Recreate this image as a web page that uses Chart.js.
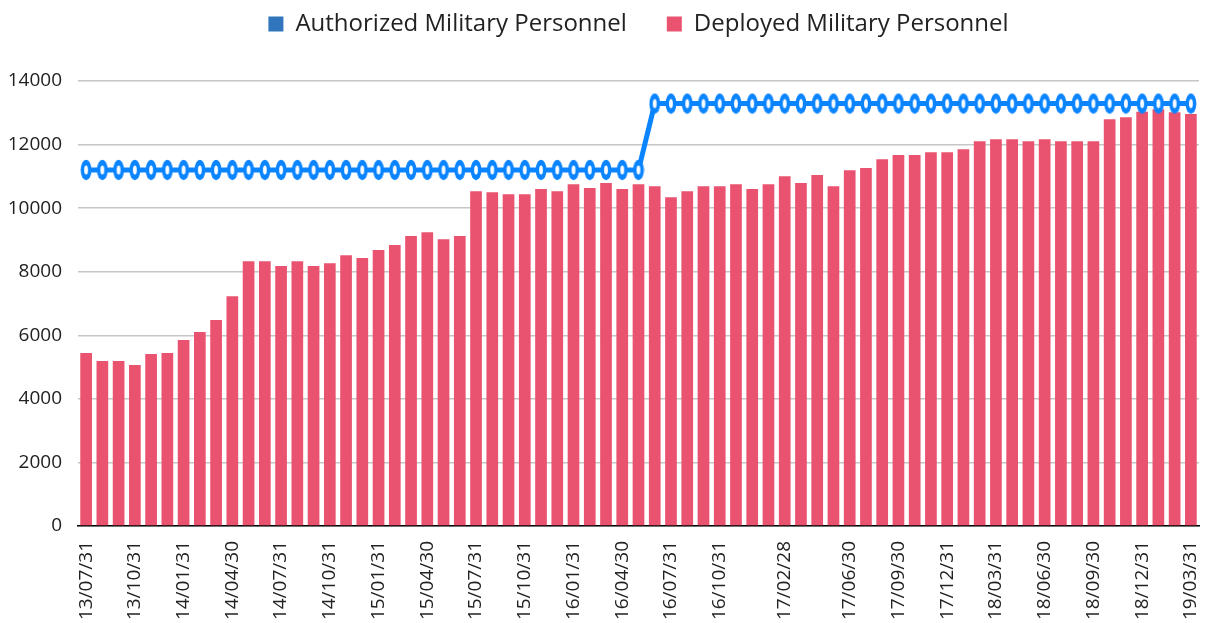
<!DOCTYPE html>
<html>
<head>
<meta charset="utf-8">
<script src="https://cdn.jsdelivr.net/npm/chart.js@4"></script>
<style>
  html, body { margin: 0; padding: 0; background: #fff; }
  #wrap { width: 1210px; height: 623px; }
</style>
</head>
<body>
<div id="wrap"><canvas id="chart"></canvas></div>
<script>
// ==========================================
// Data
// ==========================================
const months = [
    "13/07/31", "13/08/31", "13/09/30", "13/10/31", "13/11/30", "13/12/31",
    "14/01/31", "14/02/28", "14/03/31", "14/04/30", "14/05/31", "14/06/30",
    "14/07/31", "14/08/31", "14/09/30", "14/10/31", "14/11/30", "14/12/31",
    "15/01/31", "15/02/28", "15/03/31", "15/04/30", "15/05/31", "15/06/30",
    "15/07/31", "15/08/31", "15/09/30", "15/10/31", "15/11/30", "15/12/31",
    "16/01/31", "16/02/29", "16/03/31", "16/04/30", "16/05/31", "16/06/30",
    "16/07/31", "16/08/31", "16/09/30", "16/10/31", "16/11/30", "16/12/31",
    "17/01/31", "17/02/28", "17/03/31", "17/04/30", "17/05/31", "17/06/30",
    "17/07/31", "17/08/31", "17/09/30", "17/10/31", "17/11/30", "17/12/31",
    "18/01/31", "18/02/28", "18/03/31", "18/04/30", "18/05/31", "18/06/30",
    "18/07/31", "18/08/31", "18/09/30", "18/10/31", "18/11/30", "18/12/31",
    "19/01/31", "19/02/28", "19/03/31"
];

// labels that are printed under the axis
const shownTicks = [
    "13/07/31", "13/10/31", "14/01/31", "14/04/30", "14/07/31", "14/10/31",
    "15/01/31", "15/04/30", "15/07/31", "15/10/31", "16/01/31", "16/04/30",
    "16/07/31", "16/10/31", "17/02/28", "17/06/30", "17/09/30", "17/12/31",
    "18/03/31", "18/06/30", "18/09/30", "18/12/31", "19/03/31"
];

const authorized = [
    11200, 11200, 11200, 11200, 11200, 11200,
    11200, 11200, 11200, 11200, 11200, 11200,
    11200, 11200, 11200, 11200, 11200, 11200,
    11200, 11200, 11200, 11200, 11200, 11200,
    11200, 11200, 11200, 11200, 11200, 11200,
    11200, 11200, 11200, 11200, 11200, 13289,
    13289, 13289, 13289, 13289, 13289, 13289,
    13289, 13289, 13289, 13289, 13289, 13289,
    13289, 13289, 13289, 13289, 13289, 13289,
    13289, 13289, 13289, 13289, 13289, 13289,
    13289, 13289, 13289, 13289, 13289, 13289,
    13289, 13289, 13289
];

const deployed = [
    5440, 5190, 5190, 5065, 5410, 5440,
    5850, 6100, 6480, 7230, 8330, 8330,
    8180, 8330, 8180, 8270, 8520, 8430,
    8680, 8840, 9120, 9245, 9025, 9120,
    10535, 10500, 10440, 10440, 10600, 10535,
    10755, 10630, 10790, 10600, 10755, 10690,
    10345, 10535, 10690, 10690, 10755, 10600,
    10755, 11005, 10790, 11040, 10690, 11195,
    11260, 11540, 11670, 11670, 11760, 11760,
    11855, 12105, 12170, 12170, 12105, 12170,
    12105, 12105, 12105, 12800, 12860, 13030,
    13110, 13020, 12960
];

const seriesNames = ["Authorized Military Personnel", "Deployed Military Personnel"];
const legendColors = ["#3175bd", "#ea5370"];

// ==========================================
// Oval point marker
// ==========================================
function makeOval() {
    const c = document.createElement("canvas");
    c.width = 12;
    c.height = 22;
    const g = c.getContext("2d");
    g.fillStyle = "#0a84ff";
    g.beginPath();
    g.ellipse(6, 11, 5.4, 10.2, 0, 0, Math.PI * 2);
    g.fill();
    g.fillStyle = "#ffffff";
    g.beginPath();
    g.ellipse(6, 11, 1.9, 4.5, 0, 0, Math.PI * 2);
    g.fill();
    return c;
}
const oval = makeOval();

// more room under the legend
const legendSpace = {
    id: "legendSpace",
    beforeInit(chart) {
        const fit = chart.legend.fit;
        chart.legend.fit = function () {
            fit.bind(chart.legend)();
            this.height += 35;
        };
    }
};

// ==========================================
// Chart
// ==========================================
const ctx = document.getElementById("chart").getContext("2d");

new Chart(ctx, {
    data: {
        labels: months,
        datasets: [
            {
                type: "line",
                label: seriesNames[0],
                data: authorized,
                borderColor: "#0a84ff",
                backgroundColor: legendColors[0],
                borderWidth: 5,
                pointStyle: oval,
                pointRadius: 6,
                pointHoverRadius: 6,
                tension: 0,
                order: 0
            },
            {
                type: "bar",
                label: seriesNames[1],
                data: deployed,
                backgroundColor: legendColors[1],
                categoryPercentage: 1,
                barPercentage: 0.72,
                order: 1
            }
        ]
    },
    options: {
        responsive: true,
        maintainAspectRatio: false,
        animation: false,
        layout: {
            padding: { left: 0, right: 2, top: -28, bottom: 0 }
        },
        plugins: {
            tooltip: { enabled: false },
            legend: {
                position: "top",
                fullSize: false,
                labels: {
                    boxWidth: 15,
                    boxHeight: 15,
                    padding: 40,
                    color: "#222",
                    font: { family: "'Open Sans'", size: 24 },
                    generateLabels(chart) {
                        return chart.data.datasets.map((ds, i) => ({
                            text: ds.label,
                            fillStyle: legendColors[i],
                            strokeStyle: legendColors[i],
                            lineWidth: 0,
                            hidden: false,
                            datasetIndex: i,
                            fontColor: "#222"
                        }));
                    }
                }
            }
        },
        scales: {
            x: {
                grid: { display: false, drawTicks: false },
                border: { display: true, color: "#000", width: 1.5 },
                ticks: {
                    autoSkip: false,
                    maxRotation: 90,
                    minRotation: 90,
                    padding: 15,
                    color: "#222",
                    font: { family: "'Open Sans'", size: 19 },
                    callback: function (value) {
                        const lab = this.getLabelForValue(value);
                        return shownTicks.includes(lab) ? lab : "";
                    }
                },
                afterFit(scale) {
                    scale.height = 97;
                    scale.paddingLeft = 0;
                    scale.paddingRight = 0;
                }
            },
            y: {
                min: 0,
                max: 14000,
                grid: { color: "#c6c6c6", lineWidth: 1.4, drawTicks: false },
                border: { display: false },
                ticks: {
                    stepSize: 2000,
                    padding: 16,
                    color: "#222",
                    font: { family: "'Open Sans'", size: 19 },
                    callback: value => String(value)
                },
                afterFit(scale) {
                    scale.width = 78;
                    scale.paddingTop = 81;
                }
            }
        }
    },
    plugins: [legendSpace]
});
</script>
</body>
</html>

========================================

Challenge:
Retype everything in the material word for word, minus pictures.

Output:
Recreate this image as a web page that uses Chart.js.
<!DOCTYPE html>
<html>
<head>
<meta charset="utf-8">
<script src="https://cdn.jsdelivr.net/npm/chart.js@4"></script>
<style>
  html, body { margin: 0; padding: 0; background: #fff; }
  #wrap { width: 1210px; height: 623px; }
</style>
</head>
<body>
<div id="wrap"><canvas id="chart"></canvas></div>
<script>
// ==========================================
// Data
// ==========================================
const months = [
    "13/07/31", "13/08/31", "13/09/30", "13/10/31", "13/11/30", "13/12/31",
    "14/01/31", "14/02/28", "14/03/31", "14/04/30", "14/05/31", "14/06/30",
    "14/07/31", "14/08/31", "14/09/30", "14/10/31", "14/11/30", "14/12/31",
    "15/01/31", "15/02/28", "15/03/31", "15/04/30", "15/05/31", "15/06/30",
    "15/07/31", "15/08/31", "15/09/30", "15/10/31", "15/11/30", "15/12/31",
    "16/01/31", "16/02/29", "16/03/31", "16/04/30", "16/05/31", "16/06/30",
    "16/07/31", "16/08/31", "16/09/30", "16/10/31", "16/11/30", "16/12/31",
    "17/01/31", "17/02/28", "17/03/31", "17/04/30", "17/05/31", "17/06/30",
    "17/07/31", "17/08/31", "17/09/30", "17/10/31", "17/11/30", "17/12/31",
    "18/01/31", "18/02/28", "18/03/31", "18/04/30", "18/05/31", "18/06/30",
    "18/07/31", "18/08/31", "18/09/30", "18/10/31", "18/11/30", "18/12/31",
    "19/01/31", "19/02/28", "19/03/31"
];

// labels that are printed under the axis
const shownTicks = [
    "13/07/31", "13/10/31", "14/01/31", "14/04/30", "14/07/31", "14/10/31",
    "15/01/31", "15/04/30", "15/07/31", "15/10/31", "16/01/31", "16/04/30",
    "16/07/31", "16/10/31", "17/02/28", "17/06/30", "17/09/30", "17/12/31",
    "18/03/31", "18/06/30", "18/09/30", "18/12/31", "19/03/31"
];

const authorized = [
    11200, 11200, 11200, 11200, 11200, 11200,
    11200, 11200, 11200, 11200, 11200, 11200,
    11200, 11200, 11200, 11200, 11200, 11200,
    11200, 11200, 11200, 11200, 11200, 11200,
    11200, 11200, 11200, 11200, 11200, 11200,
    11200, 11200, 11200, 11200, 11200, 13289,
    13289, 13289, 13289, 13289, 13289, 13289,
    13289, 13289, 13289, 13289, 13289, 13289,
    13289, 13289, 13289, 13289, 13289, 13289,
    13289, 13289, 13289, 13289, 13289, 13289,
    13289, 13289, 13289, 13289, 13289, 13289,
    13289, 13289, 13289
];

const deployed = [
    5440, 5190, 5190, 5065, 5410, 5440,
    5850, 6100, 6480, 7230, 8330, 8330,
    8180, 8330, 8180, 8270, 8520, 8430,
    8680, 8840, 9120, 9245, 9025, 9120,
    10535, 10500, 10440, 10440, 10600, 10535,
    10755, 10630, 10790, 10600, 10755, 10690,
    10345, 10535, 10690, 10690, 10755, 10600,
    10755, 11005, 10790, 11040, 10690, 11195,
    11260, 11540, 11670, 11670, 11760, 11760,
    11855, 12105, 12170, 12170, 12105, 12170,
    12105, 12105, 12105, 12800, 12860, 13030,
    13110, 13020, 12960
];

const seriesNames = ["Authorized Military Personnel", "Deployed Military Personnel"];
const legendColors = ["#3175bd", "#ea5370"];

// ==========================================
// Oval point marker
// ==========================================
function makeOval() {
    const c = document.createElement("canvas");
    c.width = 12;
    c.height = 22;
    const g = c.getContext("2d");
    g.fillStyle = "#0a84ff";
    g.beginPath();
    g.ellipse(6, 11, 5.4, 10.2, 0, 0, Math.PI * 2);
    g.fill();
    g.fillStyle = "#ffffff";
    g.beginPath();
    g.ellipse(6, 11, 1.9, 4.5, 0, 0, Math.PI * 2);
    g.fill();
    return c;
}
const oval = makeOval();

// more room under the legend
const legendSpace = {
    id: "legendSpace",
    beforeInit(chart) {
        const fit = chart.legend.fit;
        chart.legend.fit = function () {
            fit.bind(chart.legend)();
            this.height += 35;
        };
    }
};

// ==========================================
// Chart
// ==========================================
const ctx = document.getElementById("chart").getContext("2d");

new Chart(ctx, {
    data: {
        labels: months,
        datasets: [
            {
                type: "line",
                label: seriesNames[0],
                data: authorized,
                borderColor: "#0a84ff",
                backgroundColor: legendColors[0],
                borderWidth: 5,
                pointStyle: oval,
                pointRadius: 6,
                pointHoverRadius: 6,
                tension: 0,
                order: 0
            },
            {
                type: "bar",
                label: seriesNames[1],
                data: deployed,
                backgroundColor: legendColors[1],
                categoryPercentage: 1,
                barPercentage: 0.72,
                order: 1
            }
        ]
    },
    options: {
        responsive: true,
        maintainAspectRatio: false,
        animation: false,
        layout: {
            padding: { left: 0, right: 2, top: -28, bottom: 0 }
        },
        plugins: {
            tooltip: { enabled: false },
            legend: {
                position: "top",
                fullSize: false,
                labels: {
                    boxWidth: 15,
                    boxHeight: 15,
                    padding: 40,
                    color: "#222",
                    font: { family: "'Open Sans'", size: 24 },
                    generateLabels(chart) {
                        return chart.data.datasets.map((ds, i) => ({
                            text: ds.label,
                            fillStyle: legendColors[i],
                            strokeStyle: legendColors[i],
                            lineWidth: 0,
                            hidden: false,
                            datasetIndex: i,
                            fontColor: "#222"
                        }));
                    }
                }
            }
        },
        scales: {
            x: {
                grid: { display: false, drawTicks: false },
                border: { display: true, color: "#000", width: 1.5 },
                ticks: {
                    autoSkip: false,
                    maxRotation: 90,
                    minRotation: 90,
                    padding: 15,
                    color: "#222",
                    font: { family: "'Open Sans'", size: 19 },
                    callback: function (value) {
                        const lab = this.getLabelForValue(value);
                        return shownTicks.includes(lab) ? lab : "";
                    }
                },
                afterFit(scale) {
                    scale.height = 97;
                    scale.paddingLeft = 0;
                    scale.paddingRight = 0;
                }
            },
            y: {
                min: 0,
                max: 14000,
                grid: { color: "#c6c6c6", lineWidth: 1.4, drawTicks: false },
                border: { display: false },
                ticks: {
                    stepSize: 2000,
                    padding: 16,
                    color: "#222",
                    font: { family: "'Open Sans'", size: 19 },
                    callback: value => String(value)
                },
                afterFit(scale) {
                    scale.width = 78;
                    scale.paddingTop = 81;
                }
            }
        }
    },
    plugins: [legendSpace]
});
</script>
</body>
</html>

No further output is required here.